Iterate: observe results, refine, and repeat.
mysql> explain select * from servers;
+----+-------------+---------+------+---------------+------+---------+------+------+-------+
| id | select_type | table | type | possible_keys | key | key_len | rows | Extra |
+----+-------------+---------+------+---------------+------+---------+------+------+-------+
| 1 | SIMPLE | servers | ALL | NULL | NULL | NULL | NULL | 1 |
+----+-------------+---------+------+---------------+------+---------+------+------+-------+
1 row in set (0.03 sec)Practical Example
Given a table circlemessage_idx_0 with a primary key (msg_id, to_id) and a secondary index (from_id, circle_id), the following query shows poor index usage because the condition msg_id >= ... forces a range scan on the primary key, ignoring the more selective to_id column.

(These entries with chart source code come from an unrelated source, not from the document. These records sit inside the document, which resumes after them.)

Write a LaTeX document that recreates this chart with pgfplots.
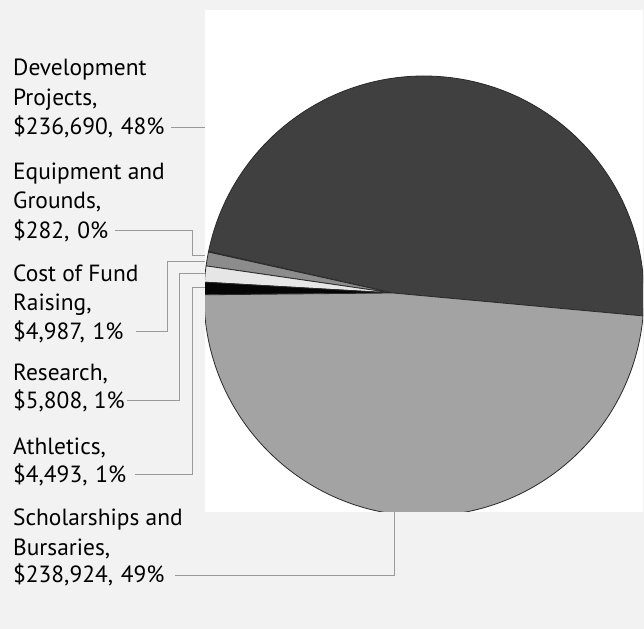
\documentclass[border=0pt]{standalone}
\usepackage{pgfplots}
\pgfplotsset{compat=1.18}
\usepackage{fontspec}
\setmainfont{PT Sans}

\definecolor{bgc}{HTML}{F2F2F2}
\definecolor{devc}{HTML}{404040}
\definecolor{eqc}{HTML}{B0B0B0}
\definecolor{costc}{HTML}{8C8C8C}
\definecolor{resc}{HTML}{E6E6E6}
\definecolor{athc}{HTML}{050505}
\definecolor{schc}{HTML}{A3A3A3}
\definecolor{edgec}{HTML}{2A2A2A}
\definecolor{leadc}{HTML}{9A9A9A}

\tikzset{lead/.style={leadc, line width=1bp, mark=none, solid}}

% one label line, y given in pixels from the top
\newcommand{\lbl}[2]{\node[anchor=base west, inner sep=0pt, font=\fontsize{23.5}{29}\selectfont, text=black]
  at (axis cs:13,{629-#1}) {#2};}
\newcommand{\gap}{\ \hspace{1.5bp}}

\begin{document}
\begin{tikzpicture}
\begin{axis}[
    width=644bp, height=629bp, scale only axis,
    xmin=0, xmax=644, ymin=0, ymax=629,
    hide axis, clip=false,
]
% background and white plot area
\pgfplotsextra{
  \fill[bgc] (axis cs:0,0) rectangle (axis cs:644,629);
  \fill[white] (axis cs:205,117) rectangle (axis cs:643,619);
}

% pie slices, values in dollars, clipped to the white area
\pgfplotsextra{
  \begin{scope}
  \clip (axis cs:205,117) rectangle (axis cs:643,619);
  \gdef\cum{0}
  \foreach \v/\c in {236690/devc, 282/eqc, 4987/costc, 5808/resc, 4493/athc, 238924/schc}{
    \edef\a{\fpeval{-5.2+\cum*360/491184}}
    \edef\b{\fpeval{-5.2+(\cum+\v)*360/491184}}
    \fill[\c, draw=edgec, line width=0.8bp, line join=round]
      (axis cs:393,336) -- ([shift={(\a:220bp)}]axis cs:424,333)
      arc[start angle=\a, end angle=\b, radius=220bp] -- cycle;
    \xdef\cum{\fpeval{\cum+\v}}
  }
  \end{scope}
}

% leader lines
\addplot[lead] coordinates {(171,501) (205,501)};
\addplot[lead] coordinates {(115,398) (192,398) (192,373) (205,373)};
\addplot[lead] coordinates {(136,297) (167,297) (167,367) (205,367)};
\addplot[lead] coordinates {(127,228) (179,228) (179,355) (205,355)};
\addplot[lead] coordinates {(135,154) (192,154) (192,341) (205,341)};
\addplot[lead] coordinates {(175,53) (394,53) (394,117)};

% labels
\lbl{76}{Development}
\lbl{105.5}{Projects,}
\lbl{135}{\$236,690,\gap 48\%}
\lbl{180}{Equipment and}
\lbl{209}{Grounds,}
\lbl{239}{\$282,\gap 0\%}
\lbl{282}{Cost of Fund}
\lbl{311}{Raising,}
\lbl{340}{\$4,987,\gap 1\%}
\lbl{381}{Research,}
\lbl{409}{\$5,808, 1\%}
\lbl{455}{Athletics,}
\lbl{483}{\$4,493,\gap 1\%}
\lbl{526}{Scholarships and}
\lbl{556}{Bursaries,}
\lbl{583}{\$238,924,\gap 49\%}
\end{axis}
\end{tikzpicture}
\end{document}
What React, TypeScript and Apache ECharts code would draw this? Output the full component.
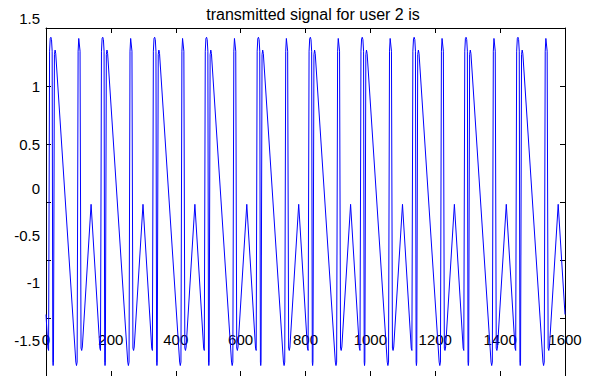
import React, { useEffect, useRef } from "react";
import * as echarts from "echarts";

const titleText = "transmitted signal for user 2 is";

const xTickLabels = ["0", "200", "400", "600", "800", "1000", "1200", "1400", "1600"];
const yTickLabels = ["-1.5", "-1", "-0.5", "0", "0.5", "1", "1.5"];

const sampleIndex = [
  0,
  6, 8, 11, 13, 15, 17, 19, 21, 22, 23, 26, 28, 30, 92, 94, 96, 99, 101, 103, 105, 108, 110, 112, 139,
  166, 168, 171, 173, 175, 177, 179, 181, 182, 183, 186, 188, 190, 252, 254, 256, 259, 261, 263, 265, 268, 270, 272, 299,
  326, 328, 331, 333, 335, 337, 339, 341, 342, 343, 346, 348, 350, 412, 414, 416, 419, 421, 423, 425, 428, 430, 432, 459,
  486, 488, 491, 493, 495, 497, 499, 501, 502, 503, 506, 508, 510, 572, 574, 576, 579, 581, 583, 585, 588, 590, 592, 619,
  646, 648, 651, 653, 655, 657, 659, 661, 662, 663, 666, 668, 670, 732, 734, 736, 739, 741, 743, 745, 748, 750, 752, 779,
  806, 808, 811, 813, 815, 817, 819, 821, 822, 823, 826, 828, 830, 892, 894, 896, 899, 901, 903, 905, 908, 910, 912, 939,
  966, 968, 971, 973, 975, 977, 979, 981, 982, 983, 986, 988, 990, 1052, 1054, 1056, 1059, 1061, 1063, 1065, 1068, 1070, 1072, 1099,
  1126, 1128, 1131, 1133, 1135, 1137, 1139, 1141, 1142, 1143, 1146, 1148, 1150, 1212, 1214, 1216, 1219, 1221, 1223, 1225, 1228, 1230, 1232, 1259,
  1286, 1288, 1291, 1293, 1295, 1297, 1299, 1301, 1302, 1303, 1306, 1308, 1310, 1372, 1374, 1376, 1379, 1381, 1383, 1385, 1388, 1390, 1392, 1419,
  1446, 1448, 1451, 1453, 1455, 1457, 1459, 1461, 1462, 1463, 1466, 1468, 1470, 1532, 1534, 1536, 1539, 1541, 1543, 1545, 1548, 1550, 1552, 1579,
  1600,
];

const signalValue = [
  -0.97,
  -1.26, -1.28, 1.3, 1.41, 1.42, 1.4, 1.3, -1.38, -1.41, -1.38, 1.27, 1.31, 1.28, -1.38, -1.41, -1.38, 1.3, 1.41, 1.41, 1.3, -1.26, -1.28, -1.25, -0.02,
  -1.26, -1.28, 1.3, 1.41, 1.42, 1.4, 1.3, -1.38, -1.41, -1.38, 1.27, 1.31, 1.28, -1.38, -1.41, -1.38, 1.3, 1.41, 1.41, 1.3, -1.26, -1.28, -1.25, -0.02,
  -1.26, -1.28, 1.3, 1.41, 1.42, 1.4, 1.3, -1.38, -1.41, -1.38, 1.27, 1.31, 1.28, -1.38, -1.41, -1.38, 1.3, 1.41, 1.41, 1.3, -1.26, -1.28, -1.25, -0.02,
  -1.26, -1.28, 1.3, 1.41, 1.42, 1.4, 1.3, -1.38, -1.41, -1.38, 1.27, 1.31, 1.28, -1.38, -1.41, -1.38, 1.3, 1.41, 1.41, 1.3, -1.26, -1.28, -1.25, -0.02,
  -1.26, -1.28, 1.3, 1.41, 1.42, 1.4, 1.3, -1.38, -1.41, -1.38, 1.27, 1.31, 1.28, -1.38, -1.41, -1.38, 1.3, 1.41, 1.41, 1.3, -1.26, -1.28, -1.25, -0.02,
  -1.26, -1.28, 1.3, 1.41, 1.42, 1.4, 1.3, -1.38, -1.41, -1.38, 1.27, 1.31, 1.28, -1.38, -1.41, -1.38, 1.3, 1.41, 1.41, 1.3, -1.26, -1.28, -1.25, -0.02,
  -1.26, -1.28, 1.3, 1.41, 1.42, 1.4, 1.3, -1.38, -1.41, -1.38, 1.27, 1.31, 1.28, -1.38, -1.41, -1.38, 1.3, 1.41, 1.41, 1.3, -1.26, -1.28, -1.25, -0.02,
  -1.26, -1.28, 1.3, 1.41, 1.42, 1.4, 1.3, -1.38, -1.41, -1.38, 1.27, 1.31, 1.28, -1.38, -1.41, -1.38, 1.3, 1.41, 1.41, 1.3, -1.26, -1.28, -1.25, -0.02,
  -1.26, -1.28, 1.3, 1.41, 1.42, 1.4, 1.3, -1.38, -1.41, -1.38, 1.27, 1.31, 1.28, -1.38, -1.41, -1.38, 1.3, 1.41, 1.41, 1.3, -1.26, -1.28, -1.25, -0.02,
  -1.26, -1.28, 1.3, 1.41, 1.42, 1.4, 1.3, -1.38, -1.41, -1.38, 1.27, 1.31, 1.28, -1.38, -1.41, -1.38, 1.3, 1.41, 1.41, 1.3, -1.26, -1.28, -1.25, -0.02,
  -0.97,
];

// vertical shift (px, upward) of each y tick label, matching the original export
const yLabelShift = [36, 36, 25, 14, 0, 0, 10];

const FONT = "'Liberation Sans', Arial, sans-serif";

export default function App() {
  const ref = useRef<HTMLDivElement>(null);

  useEffect(() => {
    if (!ref.current) return;
    const chart = echarts.init(ref.current, undefined, { renderer: "svg" });

    const rich: Record<string, any> = {};
    yTickLabels.forEach((_, i) => {
      const s = yLabelShift[i];
      rich["s" + i] = {
        fontFamily: FONT,
        fontSize: 15,
        color: "#000",
        padding: s >= 0 ? [0, 0, 2 * s, 0] : [-2 * s, 0, 0, 0],
      };
    });

    const axisCommon = {
      type: "value" as const,
      splitLine: { show: false },
      axisLine: { show: true, onZero: false, lineStyle: { color: "#000", width: 1 } },
      axisTick: { show: true, inside: true, length: 5, lineStyle: { color: "#000" } },
    };

    chart.setOption({
      animation: false,
      backgroundColor: "#ffffff",
      grid: { left: 46, right: 27, top: 28, bottom: -1, containLabel: false },
      graphic: [
        {
          type: "text",
          x: 313,
          y: 14,
          style: {
            text: titleText,
            font: `16px ${FONT}`,
            fill: "#000",
            textAlign: "center",
            textVerticalAlign: "middle",
          },
        },
      ],
      xAxis: [
        {
          ...axisCommon,
          position: "bottom",
          min: 0,
          max: 1600,
          interval: 200,
          axisLabel: {
            show: true,
            inside: true,
            margin: 29,
            fontFamily: FONT,
            fontSize: 15,
            color: "#000",
            formatter: (v: number) => xTickLabels[Math.round(v / 200)] ?? "",
          },
        },
        {
          ...axisCommon,
          position: "top",
          min: 0,
          max: 1600,
          interval: 200,
          axisLabel: { show: false },
        },
      ],
      yAxis: [
        {
          ...axisCommon,
          position: "left",
          min: -1.5,
          max: 1.5,
          interval: 0.5,
          axisLabel: {
            show: true,
            margin: 6,
            fontFamily: FONT,
            fontSize: 15,
            color: "#000",
            rich,
            formatter: (v: number) => {
              const i = Math.round((v + 1.5) / 0.5);
              return `{s${i}|${yTickLabels[i]}}`;
            },
          },
        },
        {
          ...axisCommon,
          position: "right",
          min: -1.5,
          max: 1.5,
          interval: 0.5,
          axisLabel: { show: false },
        },
      ],
      series: [
        {
          type: "line",
          xAxisIndex: 0,
          yAxisIndex: 0,
          data: sampleIndex.map((x, i) => [x, signalValue[i]]),
          symbol: "none",
          lineStyle: { color: "#0000ff", width: 1 },
          clip: false,
        },
      ],
    });

    return () => chart.dispose();
  }, []);

  return (
    <div
      ref={ref}
      style={{ position: "fixed", left: 0, top: 0, width: 592, height: 376, background: "#fff" }}
    />
  );
}
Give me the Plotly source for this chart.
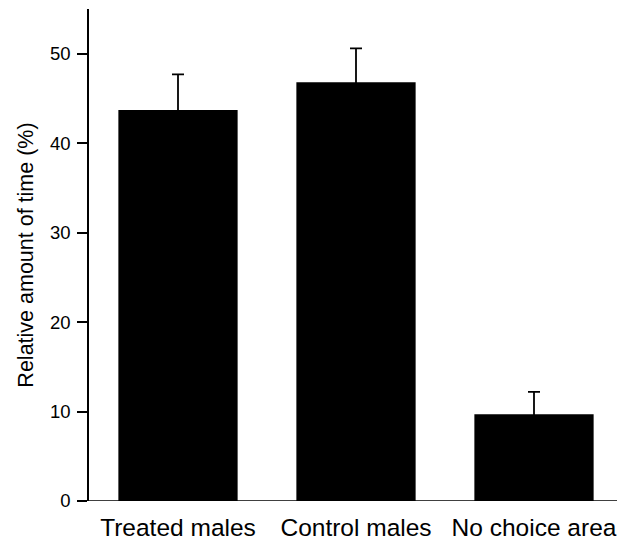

mysql> explain select msg_id from circlemessage_idx_0
where to_id = 113487 and circle_id = 10019063
and msg_id >= 6273803462253938690
and from_id != 113487
order by msg_id asc limit 30;
+----+-------------+---------------------+-------+-------------------------+---------+---------+------+--------+-------------+
| id | select_type | table | type | possible_keys | key | key_len | rows | Extra |
+----+-------------+---------------------+-------+-------------------------+---------+---------+------+--------+-------------+
| 1 | SIMPLE | circlemessage_idx_0 | range | PRIMARY,idx_from_circle| PRIMARY | 16 | 349780| Using where |
+----+-------------+---------------------+-------+-------------------------+---------+---------+------+--------+-------------+
1 row in set (0.00 sec)Analysis shows that only the primary key is used, scanning ~350 k rows. To improve, create a composite index starting with to_id, e.g., (to_id, circle_id, msg_id), so the query can filter by to_id first and then apply the range on msg_id.
Summary
Understanding the underlying B+Tree structure and the left‑most prefix rule is essential for designing efficient MySQL indexes. Use narrow, high‑selectivity columns as the leading parts of composite indexes, prefer auto‑increment primary keys for InnoDB, and balance index count against write overhead.
Indexes are not always beneficial; add them judiciously.
Distinguish between primary (clustered) keys and secondary indexes.
Grasp index structure and query‑index interaction.
Apply configuration tweaks and SQL‑level tuning together for optimal performance.